The green-fingered expert cautioned that people can “ruin their fruit trees” by over-pruning in the winter.

However, some pruning is necessary. To prune apple and pear trees, start by removing any crossing or rubbing branches. Cut back any overlong or straggly branches to a bud to “promote vigorous multi-stemmed regrowth”.  

Keep standing back and reviewing the shape so that it both looks handsome and retains a strong, open structure.

Espaliered pear tee (Pyrus) growing up garden wall

Monty said the harder you cut trained fruit, the stronger they will regrow (Image: Getty)

2. Trained fruit

Monty said the harder you cut trained fruit, the stronger they will regrow. Gardeners should trim back any weak growth on these plants in winter to encourage “stronger and vigorous new shoots in spring”.
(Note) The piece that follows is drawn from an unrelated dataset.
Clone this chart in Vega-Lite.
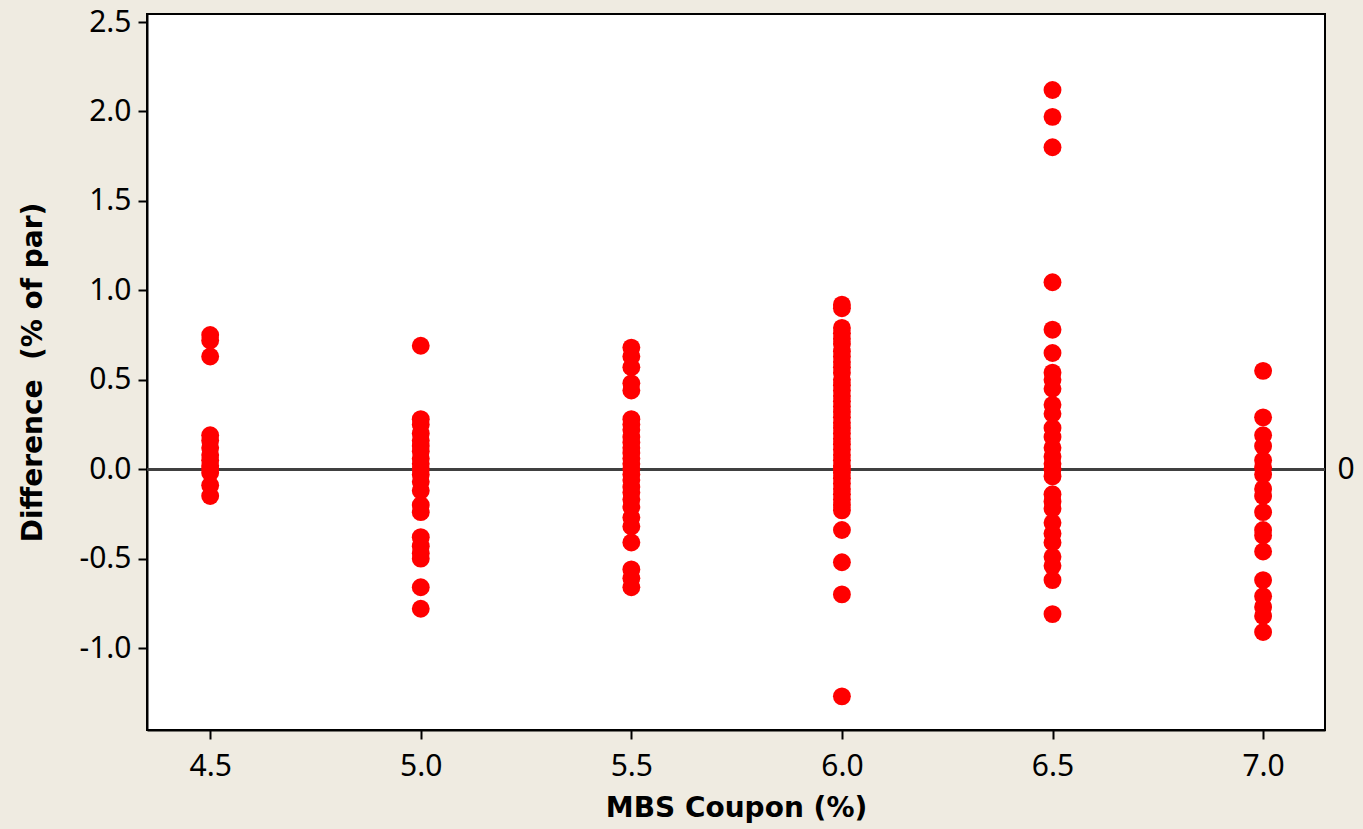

However, gardeners should remember to prune them again in July to control growth.

3. Soft fruit

Autumn-fruiting raspberries should be cut back to the ground in January. Red currant and gooseberry bushes also require pruning to create an open goblet shape, with any remaining growth cut back by a third.

4. Trained and decorative trees and shrubs

January is also a good time to prune pleached lime trees and regenerated hedges. For lime trees, remove new growth to renew their basic structure in the spring.

“This creates thousands of brightly coloured whippy stems that we shred and use as mulch and for temporary paths,” Monty said.

Pruning hedges in January allows them to grow back stronger, and overgrown deciduous hedges can be cut back to the ground this month to regrow thicker and denser.

However, Monty cautioned that this technique is not suitable for most evergreen hedges, except for yew, box, and holly, which should be pruned in the spring months.